DATA PROVIDED:

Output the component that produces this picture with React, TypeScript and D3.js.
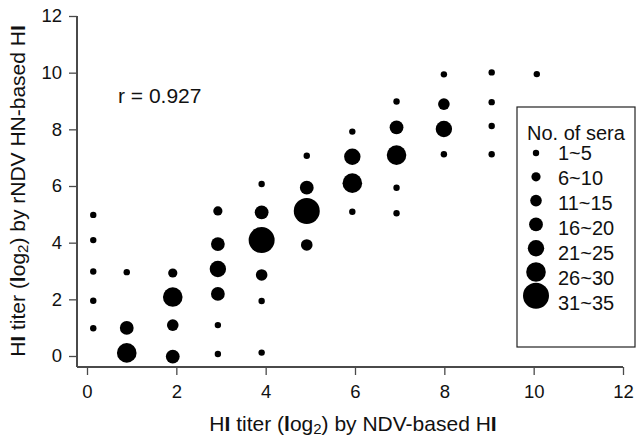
import React, { useEffect, useRef } from 'react';
import * as d3 from 'd3';

// HI titers (log2), one entry per plotted bubble
const ndvTiter = [
  0.14, 0.14, 0.14, 0.14, 0.14,
  0.89, 0.89, 0.89,
  1.92, 1.92, 1.92, 1.92,
  2.93, 2.93, 2.93, 2.93, 2.93, 2.93,
  3.91, 3.91, 3.91, 3.91, 3.91, 3.91,
  4.92, 4.92, 4.92, 4.92,
  5.94, 5.94, 5.94, 5.94,
  6.93, 6.93, 6.93, 6.93, 6.93,
  7.99, 7.99, 7.99, 7.99,
  9.06, 9.06, 9.06, 9.06,
  10.07,
];
const rndvTiter = [
  4.98, 4.09, 2.98, 1.95, 0.98,
  2.96, 0.99, 0.11,
  2.93, 2.08, 1.09, -0.02,
  5.12, 3.95, 3.07, 2.19, 1.09, 0.07,
  6.07, 5.07, 4.09, 2.86, 1.94, 0.12,
  7.07, 5.94, 5.12, 3.92,
  7.92, 7.03, 6.10, 5.09,
  8.98, 8.07, 7.09, 5.94, 5.04,
  9.94, 8.89, 8.01, 7.12,
  10.01, 8.96, 8.12, 7.12,
  9.95,
];
// index into seraLabels
const seraClass = [
  0, 0, 0, 0, 0,
  0, 3, 5,
  1, 5, 2, 3,
  1, 3, 4, 3, 0, 0,
  0, 3, 6, 2, 0, 0,
  0, 3, 6, 2,
  0, 4, 5, 0,
  0, 3, 5, 0, 0,
  0, 2, 4, 0,
  0, 0, 0, 0,
  0,
];
const seraLabels = ['1~5', '6~10', '11~15', '16~20', '21~25', '26~30', '31~35'];
const axisTicks = [0, 2, 4, 6, 8, 10, 12];
const rText = 'r = 0.927';

const FONT = '"Liberation Sans", Arial, Helvetica, sans-serif';

export default function App() {
  const svgRef = useRef<SVGSVGElement>(null);

  useEffect(() => {
    if (!svgRef.current) return;
    const width = 640;
    const height = 437;

    const svg = d3.select(svgRef.current);
    svg.selectAll('*').remove();
    svg.attr('width', width).attr('height', height).style('font-family', FONT);

    const x = d3.scaleLinear().domain([0, 12]).range([87, 623]);
    const y = d3.scaleLinear().domain([0, 12]).range([356, 16]);
    const radius = d3.scaleOrdinal<number, number>()
      .domain(d3.range(seraLabels.length))
      .range([3.2, 4.6, 5.8, 6.9, 8.2, 9.8, 13]);

    const axisX = y(0) + 11; // y position of the x axis line
    const axisY = x(0) - 10; // x position of the y axis line
    const axisColor = '#4a4a4a';

    // x axis
    const gx = svg.append('g').attr('transform', `translate(0,${axisX})`)
      .call(d3.axisBottom(x).tickValues(axisTicks).tickSize(8).tickPadding(10).tickSizeOuter(0));
    gx.select('.domain').remove();
    gx.selectAll('line').attr('stroke', axisColor).attr('stroke-width', 1.3);
    gx.selectAll('text').attr('font-size', 18.5).attr('fill', '#111').style('font-family', FONT);
    svg.append('line')
      .attr('x1', axisY).attr('x2', x(12))
      .attr('y1', axisX).attr('y2', axisX)
      .attr('stroke', axisColor).attr('stroke-width', 2);

    // y axis
    const gy = svg.append('g').attr('transform', `translate(${axisY},0)`)
      .call(d3.axisLeft(y).tickValues(axisTicks).tickSize(8).tickPadding(7).tickSizeOuter(0));
    gy.select('.domain').remove();
    gy.selectAll('line').attr('stroke', axisColor).attr('stroke-width', 1.3);
    gy.selectAll('text').attr('font-size', 18.5).attr('fill', '#111').style('font-family', FONT);
    svg.append('line')
      .attr('x1', axisY).attr('x2', axisY)
      .attr('y1', y(12)).attr('y2', axisX)
      .attr('stroke', axisColor).attr('stroke-width', 2);

    // bubbles
    svg.append('g')
      .selectAll('circle')
      .data(d3.range(ndvTiter.length))
      .enter()
      .append('circle')
      .attr('cx', i => x(ndvTiter[i]))
      .attr('cy', i => y(rndvTiter[i]))
      .attr('r', i => radius(seraClass[i]))
      .attr('fill', '#000');

    // correlation text
    svg.append('text')
      .attr('x', 118).attr('y', 103)
      .attr('font-size', 21)
      .attr('fill', '#111')
      .text(rText);

    // axis titles
    const title = (g: d3.Selection<SVGTextElement, unknown, null, undefined>, tail: string) => {
      g.append('tspan').text('H');
      g.append('tspan').attr('font-weight', 'bold').text('I');
      g.append('tspan').text(' titer (');
      g.append('tspan').attr('font-weight', 'bold').text('l');
      g.append('tspan').text('og');
      g.append('tspan').attr('font-size', 15).attr('dy', 2.5).text('2');
      g.append('tspan').attr('dy', -2.5).text(`) by ${tail}H`);
      g.append('tspan').attr('font-weight', 'bold').text('I');
    };

    const xt = svg.append('text')
      .attr('x', 353).attr('y', 431)
      .attr('text-anchor', 'middle')
      .attr('font-size', 21)
      .attr('fill', '#111');
    title(xt, 'NDV-based ');

    const yt = svg.append('text')
      .attr('transform', `translate(25,191) rotate(-90)`)
      .attr('text-anchor', 'middle')
      .attr('font-size', 21)
      .attr('fill', '#111');
    title(yt, 'rNDV HN-based ');

    // legend
    const lg = svg.append('g');
    lg.append('rect')
      .attr('x', 517).attr('y', 107)
      .attr('width', 118).attr('height', 240)
      .attr('fill', '#fff')
      .attr('stroke', '#222')
      .attr('stroke-width', 1.2);
    lg.append('text')
      .attr('x', 527).attr('y', 140)
      .attr('font-size', 20)
      .attr('fill', '#111')
      .text('No. of sera');
    const row = d3.scaleLinear().domain([0, 6]).range([160, 310]);
    const items = lg.selectAll('g.item')
      .data(seraLabels)
      .enter()
      .append('g')
      .attr('class', 'item');
    items.append('circle')
      .attr('cx', 536)
      .attr('cy', (_, i) => row(i) - 7 - i * 1.2)
      .attr('r', (_, i) => radius(i))
      .attr('fill', '#000');
    items.append('text')
      .attr('x', 558)
      .attr('y', (_, i) => row(i))
      .attr('font-size', 20)
      .attr('fill', '#111')
      .text(d => d);
  }, []);

  return <svg ref={svgRef} style={{ position: 'absolute', left: 0, top: 0 }}></svg>;
}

INSTRUCTIONS FOR THE TASK: Quote, exactly and only, the lines from the first line of the data above through the line containing "const svgRef = useRef<SVGSVGElement>(null);". The pictures do not belong in it.

RIGHT ANSWER:
Output the component that produces this picture with React, TypeScript and D3.js.
import React, { useEffect, useRef } from 'react';
import * as d3 from 'd3';

// HI titers (log2), one entry per plotted bubble
const ndvTiter = [
  0.14, 0.14, 0.14, 0.14, 0.14,
  0.89, 0.89, 0.89,
  1.92, 1.92, 1.92, 1.92,
  2.93, 2.93, 2.93, 2.93, 2.93, 2.93,
  3.91, 3.91, 3.91, 3.91, 3.91, 3.91,
  4.92, 4.92, 4.92, 4.92,
  5.94, 5.94, 5.94, 5.94,
  6.93, 6.93, 6.93, 6.93, 6.93,
  7.99, 7.99, 7.99, 7.99,
  9.06, 9.06, 9.06, 9.06,
  10.07,
];
const rndvTiter = [
  4.98, 4.09, 2.98, 1.95, 0.98,
  2.96, 0.99, 0.11,
  2.93, 2.08, 1.09, -0.02,
  5.12, 3.95, 3.07, 2.19, 1.09, 0.07,
  6.07, 5.07, 4.09, 2.86, 1.94, 0.12,
  7.07, 5.94, 5.12, 3.92,
  7.92, 7.03, 6.10, 5.09,
  8.98, 8.07, 7.09, 5.94, 5.04,
  9.94, 8.89, 8.01, 7.12,
  10.01, 8.96, 8.12, 7.12,
  9.95,
];
// index into seraLabels
const seraClass = [
  0, 0, 0, 0, 0,
  0, 3, 5,
  1, 5, 2, 3,
  1, 3, 4, 3, 0, 0,
  0, 3, 6, 2, 0, 0,
  0, 3, 6, 2,
  0, 4, 5, 0,
  0, 3, 5, 0, 0,
  0, 2, 4, 0,
  0, 0, 0, 0,
  0,
];
const seraLabels = ['1~5', '6~10', '11~15', '16~20', '21~25', '26~30', '31~35'];
const axisTicks = [0, 2, 4, 6, 8, 10, 12];
const rText = 'r = 0.927';

const FONT = '"Liberation Sans", Arial, Helvetica, sans-serif';

export default function App() {
  const svgRef = useRef<SVGSVGElement>(null);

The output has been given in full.